The company also worked to drop its other financing lines of credit to $1.1 billion. That’s a drop of 52% compared to December.

FOA’s “retirement solutions” segment, which includes the reverse mortgage businesses, saw softened volume in Q1, Gericke said.

“For the quarter, we funded $357 million, down from the prior quarter as volumes softened due to seasonality and competitive pressures,” he said. “Even with this decline, the segment recognized $2 million in adjusted net income for the quarter, as revenue margins for the segment improved to 7.3% from 4.6% in the fourth quarter.”

Gericke said AAG’s results are not included in Q1 data and will be incorporated into the earnings results beginning in Q2.
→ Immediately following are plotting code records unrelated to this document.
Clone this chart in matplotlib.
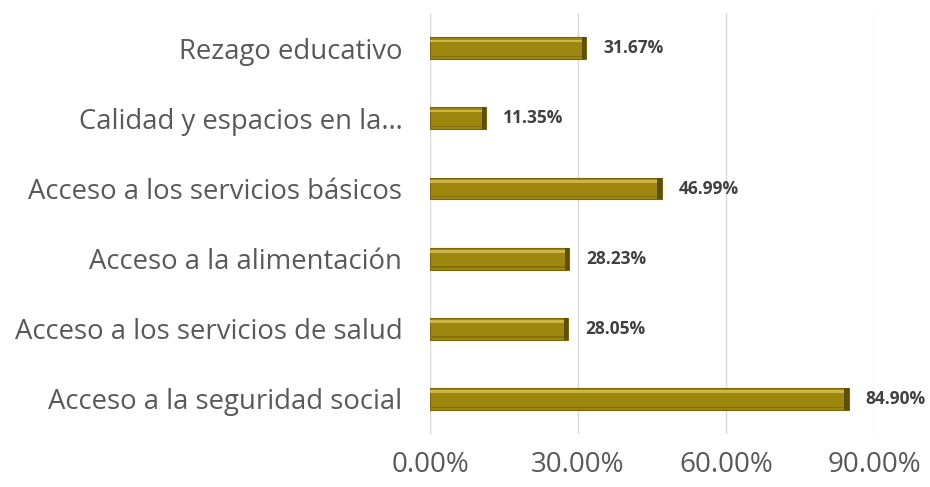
import matplotlib
matplotlib.use("Agg")
import matplotlib.pyplot as plt
from matplotlib.ticker import FuncFormatter

categories = ["Acceso a la seguridad social", "Acceso a los servicios de salud",
              "Acceso a la alimentación", "Acceso a los servicios básicos",
              "Calidad y espacios en la…", "Rezago educativo"]
values = [84.90, 28.05, 28.23, 46.99, 11.35, 31.67]
xticks = [0, 30, 60, 90]

plt.rcParams['font.family'] = ['Open Sans', 'DejaVu Sans']

fig = plt.figure(figsize=(9.3, 4.87), dpi=100)
ax = fig.add_axes([0.4624, 0.1088, 0.9398 - 0.4624, 0.973 - 0.1088])

y = list(range(len(categories)))
h = 0.31
bev = 0.9
ax.barh(y, values, height=h, color='#9E870F', edgecolor='#7A6608', linewidth=0.8, zorder=3)
# bevel highlights
ax.barh([v + h * 0.33 for v in y], values, height=h * 0.12, color='#CDB645', linewidth=0, zorder=4)
ax.barh([v - h * 0.38 for v in y], values, height=h * 0.06, color='#85700B', linewidth=0, zorder=4)
ax.barh(y, [bev] * len(values), left=[v - bev for v in values], height=h,
        color='#5E4F08', linewidth=0, zorder=5)

for yi, v in zip(y, values):
    ax.text(v + 3.4, yi, f"{v:.2f}%", va='center', ha='left', fontsize=12.5,
            fontweight='bold', color='#404040')

ax.set_xlim(0, 90)
ax.set_ylim(-0.5, len(categories) - 0.5)
ax.set_xticks(xticks)
ax.xaxis.set_major_formatter(FuncFormatter(lambda v, p: f"{v:.2f}%"))
ax.set_yticks(y)
ax.set_yticklabels(categories)
ax.tick_params(axis='y', length=0, pad=20, labelsize=19.8, labelcolor='#595959')
ax.tick_params(axis='x', length=0, pad=12, labelsize=20, labelcolor='#595959')
ax.grid(axis='x', color='#D9D9D9', linewidth=1, zorder=0)
for s in ax.spines.values():
    s.set_visible(False)

fig.savefig("out.png", dpi=100)
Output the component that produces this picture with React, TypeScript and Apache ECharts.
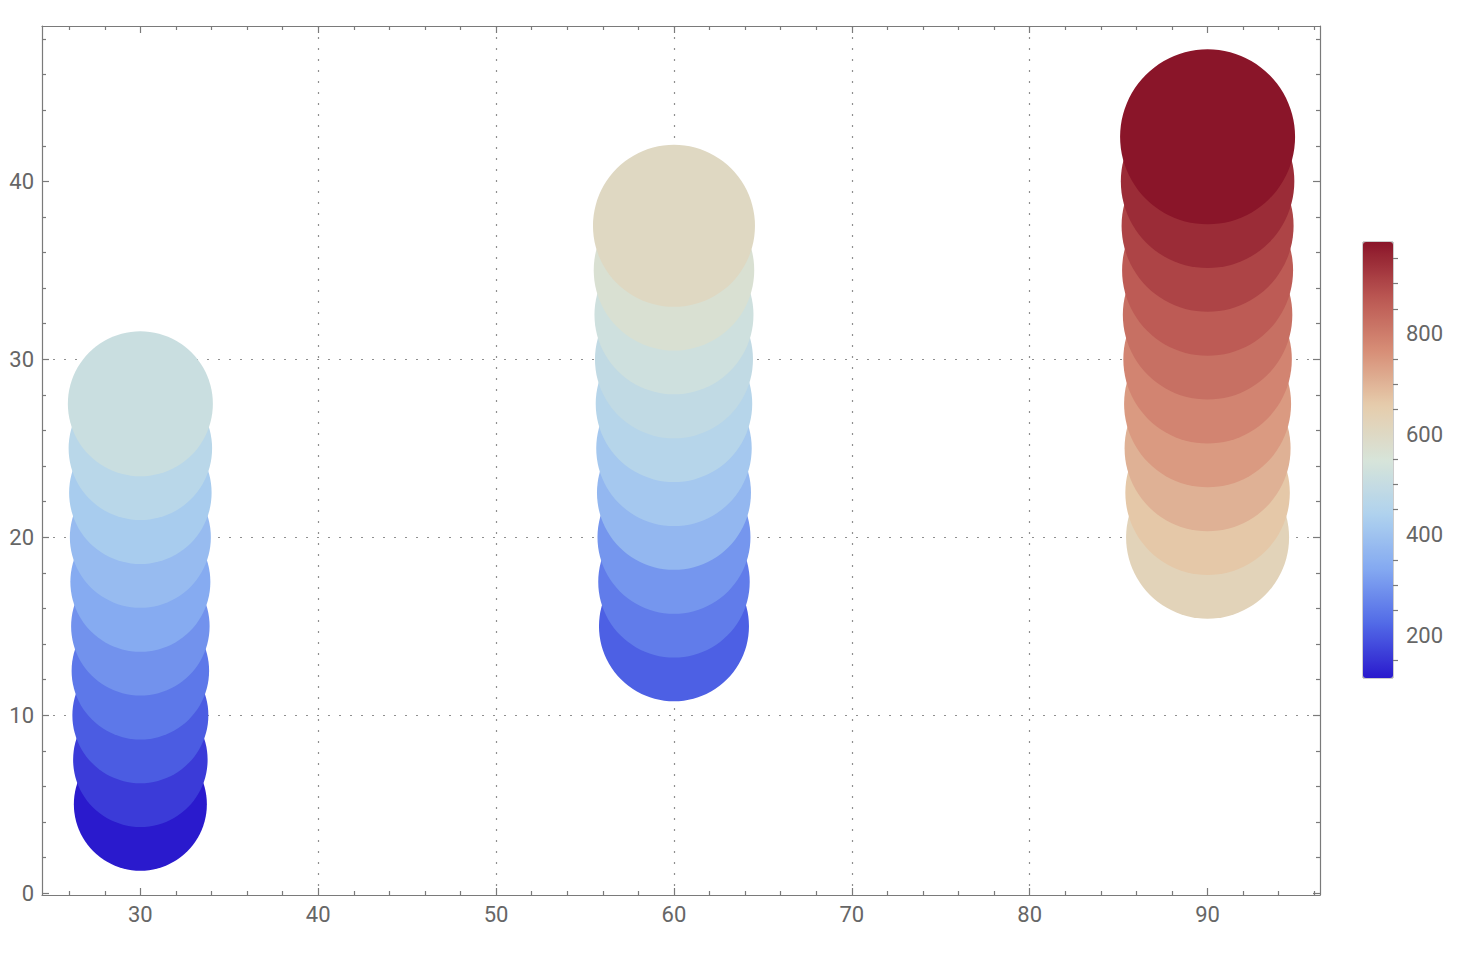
import React, { useEffect, useRef } from "react";
import * as echarts from "echarts";

// ---- data ----
const columnX = [30, 60, 90];
const yCol30 = [5, 7.5, 10, 12.5, 15, 17.5, 20, 22.5, 25, 27.5];
const yCol60 = [15, 17.5, 20, 22.5, 25, 27.5, 30, 32.5, 35, 37.5];
const yCol90 = [20, 22.5, 25, 27.5, 30, 32.5, 35, 37.5, 40, 42.5];
const colorCol30 = [115, 160, 204, 248, 292, 336, 380, 424, 468, 512];
const colorCol60 = [210, 255, 300, 370, 415, 460, 490, 525, 565, 605];
const colorCol90 = [625, 665, 705, 745, 785, 825, 865, 905, 945, 983];
const sizeCol30 = [33, 34.5, 36, 37.5, 38.5, 40, 41, 42.5, 43.5, 45];
const sizeCol60 = [50, 51.5, 53, 54, 55.5, 56.5, 58, 59, 60.5, 62];
const sizeCol90 = [63, 64.5, 66, 67, 68.5, 69.5, 71, 72, 73.5, 75];

// ---- ticks ----
const xMajorTicks = [30, 40, 50, 60, 70, 80, 90];
const xMinorTicks = [26, 28, 32, 34, 36, 38, 42, 44, 46, 48, 52, 54, 56, 58, 62, 64, 66, 68, 72, 74, 76, 78, 82, 84, 86, 88, 92, 94, 96];
const yMajorTicks = [0, 10, 20, 30, 40];
const yMinorTicks = [2, 4, 6, 8, 12, 14, 16, 18, 22, 24, 26, 28, 32, 34, 36, 38, 42, 44, 46, 48];
const colorMajorTicks = [200, 400, 600, 800];
const colorMinorTicks = [150, 250, 300, 350, 450, 500, 550, 650, 700, 750, 850, 900, 950];
const colorRange = [115, 983];
const sizeRange = [33, 75];
const thermometerColors = ["#2a1acd", "#526ae7", "#84a9f1", "#afd2ee", "#d7e4d9", "#e6ccac", "#d78e77", "#ba5652", "#8a1529"];

const FRAME = "#7a7a7a";
const LABEL = "#666666";
const FONT = "Roboto";
const FONT_SIZE = 22;

const X_MIN = 24.47;
const X_MAX = 96.32;
const Y_MIN = -0.1;
const Y_MAX = 48.73;

function buildData() {
  const cols = [
    [columnX[0], yCol30, colorCol30, sizeCol30],
    [columnX[1], yCol60, colorCol60, sizeCol60],
    [columnX[2], yCol90, colorCol90, sizeCol90],
  ] as [number, number[], number[], number[]][];
  const out: number[][] = [];
  cols.forEach(([x, ys, cs, ss]) => {
    ys.forEach((y, i) => out.push([x, y, cs[i], ss[i]]));
  });
  return out;
}

function mainAxis(kind: "x" | "y", position: string, ticks: number[], major: boolean, labels: boolean, lineShow: boolean) {
  const isX = kind === "x";
  return {
    type: "value",
    gridIndex: 0,
    position,
    min: isX ? X_MIN : Y_MIN,
    max: isX ? X_MAX : Y_MAX,
    axisLine: { show: lineShow, onZero: false, lineStyle: { color: FRAME, width: 1.2 } },
    axisTick: {
      show: true,
      inside: true,
      length: major ? 7 : 4,
      customValues: ticks,
      lineStyle: { color: FRAME, width: 1.2 },
    },
    axisLabel: {
      show: labels,
      customValues: ticks,
      color: LABEL,
      fontFamily: FONT,
      fontSize: FONT_SIZE,
      margin: 8,
    },
    splitLine: {
      show: labels,
      showMinLine: false,
      showMaxLine: false,
      lineStyle: { type: [2, 9], color: "#8f8f8f", width: 1.2 },
    },
    minorTick: { show: false },
    minorSplitLine: { show: false },
  };
}

export default function App() {
  const ref = useRef<HTMLDivElement>(null);
  useEffect(() => {
    if (!ref.current) return;
    const chart = echarts.init(ref.current, undefined, { renderer: "svg" });
    const option: any = {
      animation: false,
      backgroundColor: "#ffffff",
      grid: [
        { left: 42, top: 26, width: 1278, height: 869, show: false },
        {
          left: 1363,
          top: 242,
          width: 30,
          height: 436,
          show: true,
          borderColor: "#9a9a9a",
          borderWidth: 1,
          backgroundColor: "transparent",
        },
      ],
      xAxis: [
        mainAxis("x", "bottom", xMajorTicks, true, true, true),
        mainAxis("x", "bottom", xMinorTicks, false, false, false),
        mainAxis("x", "top", xMajorTicks, true, false, true),
        mainAxis("x", "top", xMinorTicks, false, false, false),
        { type: "value", gridIndex: 1, show: false, min: 0, max: 1 },
      ],
      yAxis: [
        mainAxis("y", "left", yMajorTicks, true, true, true),
        mainAxis("y", "left", yMinorTicks, false, false, false),
        mainAxis("y", "right", yMajorTicks, true, false, true),
        mainAxis("y", "right", yMinorTicks, false, false, false),
        {
          type: "value",
          gridIndex: 1,
          position: "right",
          min: colorRange[0],
          max: colorRange[1],
          axisLine: { show: false },
          axisTick: { show: true, inside: false, length: 9, customValues: colorMajorTicks, lineStyle: { color: FRAME, width: 1.2 } },
          axisLabel: { show: true, customValues: colorMajorTicks, color: LABEL, fontFamily: FONT, fontSize: FONT_SIZE, margin: 13 },
          splitLine: { show: false },
        },
        {
          type: "value",
          gridIndex: 1,
          position: "right",
          min: colorRange[0],
          max: colorRange[1],
          axisLine: { show: false },
          axisTick: { show: true, inside: false, length: 5, customValues: colorMinorTicks, lineStyle: { color: FRAME, width: 1.2 } },
          axisLabel: { show: false },
          splitLine: { show: false },
        },
      ],
      visualMap: [
        {
          type: "continuous",
          seriesIndex: 0,
          dimension: 2,
          min: colorRange[0],
          max: colorRange[1],
          inRange: { color: thermometerColors },
          calculable: false,
          hoverLink: false,
          show: true,
          left: 1363,
          top: 242,
          itemWidth: 30,
          itemHeight: 436,
          padding: 0,
          z: 1,
        },
        {
          type: "continuous",
          seriesIndex: 0,
          dimension: 3,
          min: sizeRange[0],
          max: sizeRange[1],
          inRange: { symbolSize: [133, 175] },
          show: false,
        },
      ],
      series: [
        {
          type: "scatter",
          xAxisIndex: 0,
          yAxisIndex: 0,
          symbol: "circle",
          silent: true,
          data: buildData(),
          itemStyle: { opacity: 1 },
        },
      ],
    };
    chart.setOption(option);
    return () => chart.dispose();
  }, []);
  return (
    <div
      ref={ref}
      style={{ position: "fixed", left: 0, top: 0, width: 1475, height: 975, background: "#fff" }}
    />
  );
}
“We expect the acquisition to drive profitable growth, as we realize both revenue and expense synergies over the coming quarters,” he said.

Banking turmoil, originations outlook

Fleming was asked during the Q&A portion of the earnings call about recent turmoil in the banking industry and whether or not FOA is exposed to additional risk. When it comes to the reverse mortgage business, Fleming is not concerned.

“On the reverse side, we haven’t necessarily seen banks in that space for a number of years,” he said. “[It’s mostly made up of] non-bank lenders, although we would be thrilled if the banks [returned] to the space [as] that would increase the visibility of the product with our customer base.”

There appears to be more exposure to banking turmoil for the company’s home improvement vertical, but the company has also remained focused on getting its newly-acquired AAG personnel back to the performance levels they were at prior to the acquisition, Fleming said.

When asked about the outlook for origination volume, Gericke said the company expects volumes to pick up in Q2. By the time Q4 rolls around and AAG is fully integrated into FOA, volumes should be higher, he said.

“Obviously, we don’t have the full benefit of the origination power of AAG [right now],” Gericke said. “But once we roll into the second part of Q2, I expect that to be operating smoothly and as it had prior to the acquisition.”